Christopher Justin Einolf, Associate Professor of Sociology, Northern Illinois University, The Conversation on

Published in Political News

As Southern states tear down Confederate statues and the military removes the names of Confederate generals from bases, the issue of how to remember the Civil War is increasingly prominent.

Are white Southerners condemned to think of themselves as the bad guys, the ones who were willing to destroy the Union to preserve slavery? Or are there other types of heritage in which they can take pride?

Growing up in Virginia in the 1970s, I was taught that Confederate generals like Robert E. Lee and Thomas “Stonewall” Jackson were heroes who fought to defend their native state from Northern aggression.

As an adult, I read more widely about the Civil War and became fascinated with Union Maj. Gen. George H. Thomas, who grew up in Virginia but joined the Union army. I’m a sociology scholar today. But, as a student of historical sociology, I researched and wrote a biography of Thomas to understand his decision.

While most people talk of the Civil War in terms of the North versus the South, in reality the conflict was between secessionists, who favored leaving the United States, and Unionists, who wanted to keep the country together. While most Southerners favored secession, there were many Southern Unionists.

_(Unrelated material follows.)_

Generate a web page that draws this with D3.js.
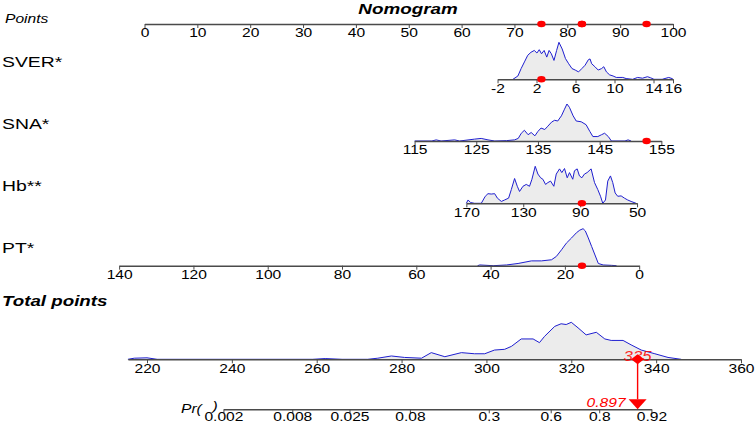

Hundreds of thousands of African American Southerners supported the Union by escaping slavery and serving in the Union army. But there were thousands of white Southerners who also supported the Union. George H. Thomas, known to history as “the Rock of Chickamauga,” is the most prominent of them.

 

Born in Southampton, Virginia, in 1816 to a wealthy family of enslavers, Thomas entered the U.S. Military Academy at West Point when he was 20 years old and became a career military officer. He served during U.S. conflicts with Native Americans and with distinction in the Mexican-American War, which ended in 1848.

When the Civil War broke out, nearly all the Southern career officers left the U.S. Army to serve in the Confederacy. But, as his adjutant and first biographer wrote in “The Life of Major-General George H. Thomas,” Thomas viewed his oath as an army officer to defend the Constitution as more binding than his feelings of loyalty to his native state.

During the Civil War, Thomas first commanded a cavalry brigade in an attack of Virginia. He rose through the ranks to command a division, then a corps and, finally, an army.

After winning a battle at Mill Springs, Kentucky, in 1862, he served in the campaigns to capture Nashville, Chattanooga and Atlanta.